I’ve been doing some soul-searching lately. and landed on a good way to satisfy any latent academic urges I feel: contributing to libre math software
In particular, I’m taking a course in “modern control theory”, and will be using Matlab quite a bit (much like vector calculus literally grew out of the need to understand electromagnetics, I think a significant part of Matlab grew specifically to accommodate this type of engineering).

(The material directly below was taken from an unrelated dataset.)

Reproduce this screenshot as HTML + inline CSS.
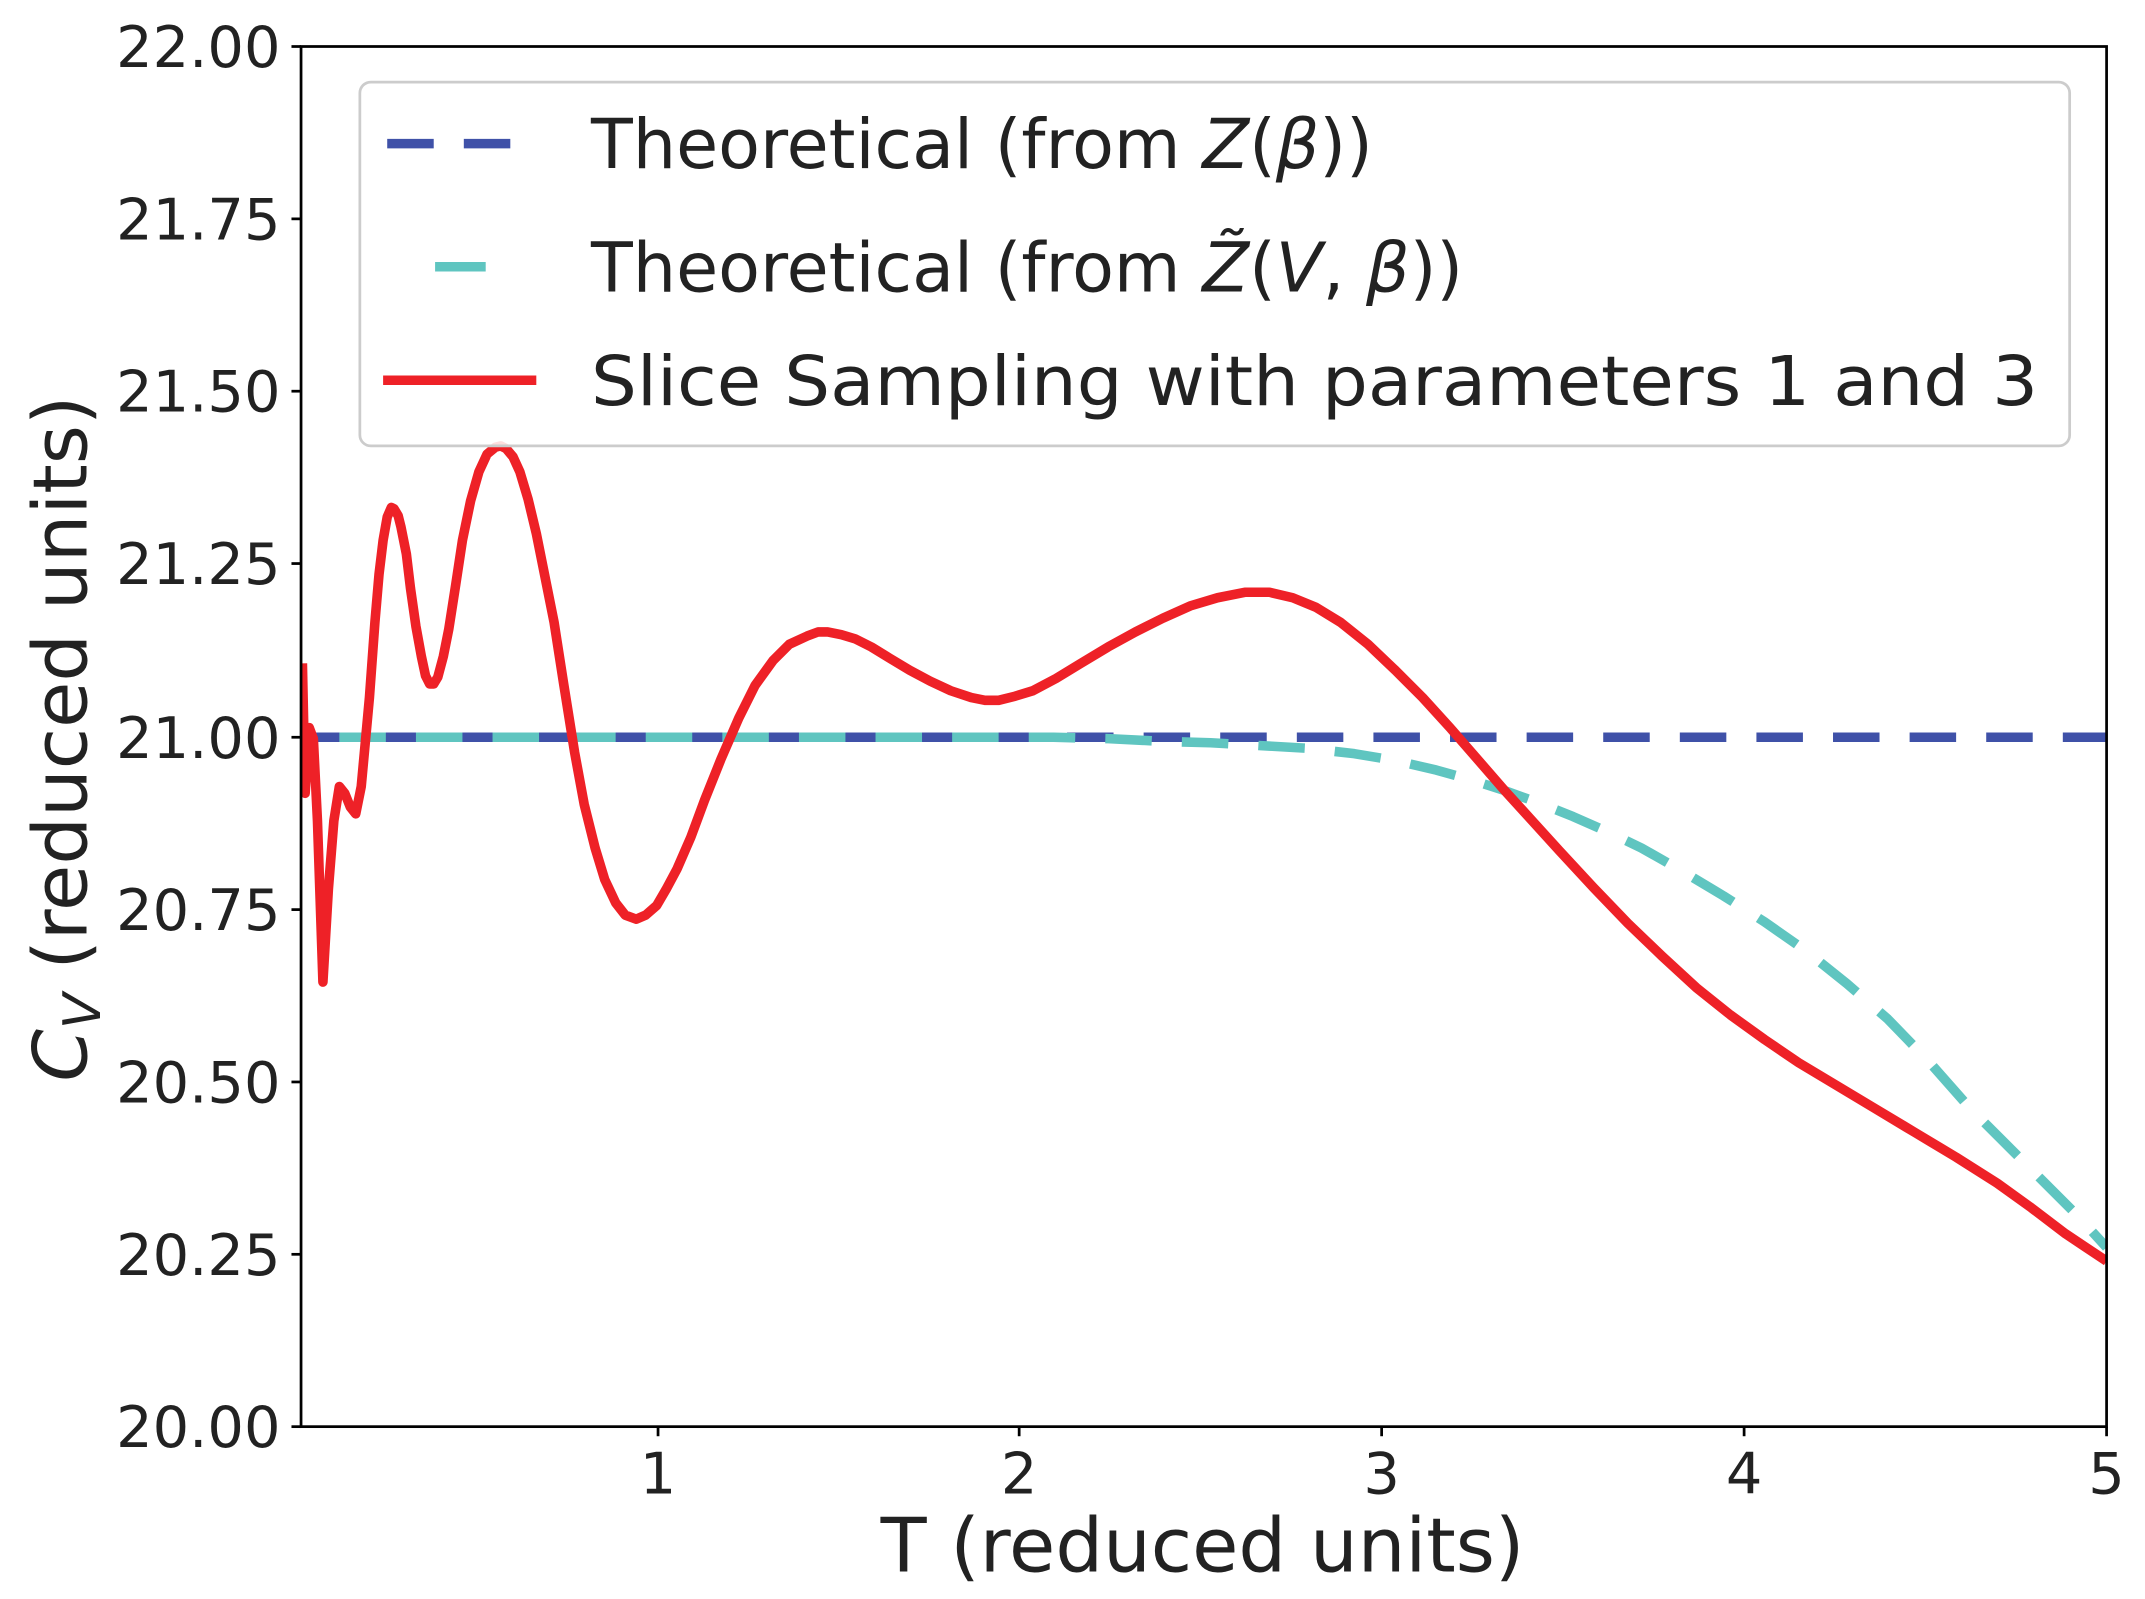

I used software called Sagemath/CoCalc to investigate a few topics in pure math previously. It’s built on top of Python and completely libre. It’s pretty good for a lot of algebra and number theory mathematicians care about, but can get pretty sparse outside of that. The creator, William Stein, seems pretty cool but bummed; I’ll always remember a status update where he declared the software a failure because he couldn’t compete with banks etc in terms of paying math graduates to work on the software
Sage doesn’t seem to have any control theory toolbox whatsoever, and I’m thinking I might like to see how much of this sort of thing I could implement in Sage and actually learn how.. software works, to the point that I could actually clean my shit up and get it included in Sage; you could replicate what was done in Matlab with similar effort. I haven’t done an in-depth search to make sure this functionality isn’t present, but the top hit for “sagemath transfer function” is a 7 year old thread
This only occurred to me recently, but it feels infinitely more meaningful than whatever academic research I could ever produce, so I’m thinking I might give it a real shot.
Actually now I’m not sure it’s “libre”, they don’t seem to use either “libre” or “floss” themselves, only “free open-source”. Not overly concerned, but out of my wheelhouse
It's GPL which is floss. The short of it is floss/libre are the terms used by the FSF which aims to build a software commons and "open source" is the capitalist recuperation term used by the OSI who want opensource software to be compatible with proprietary software so it can be exploited by capitalists more easily.
If you're not familiar with Arthur Whitney, you would find him and his work fascinating. It's very much for-profit, I'm afraid. But he's an absolutely brilliant mathematician and programmer, who did a lot of work in terms of bringing various aspects of math into computing.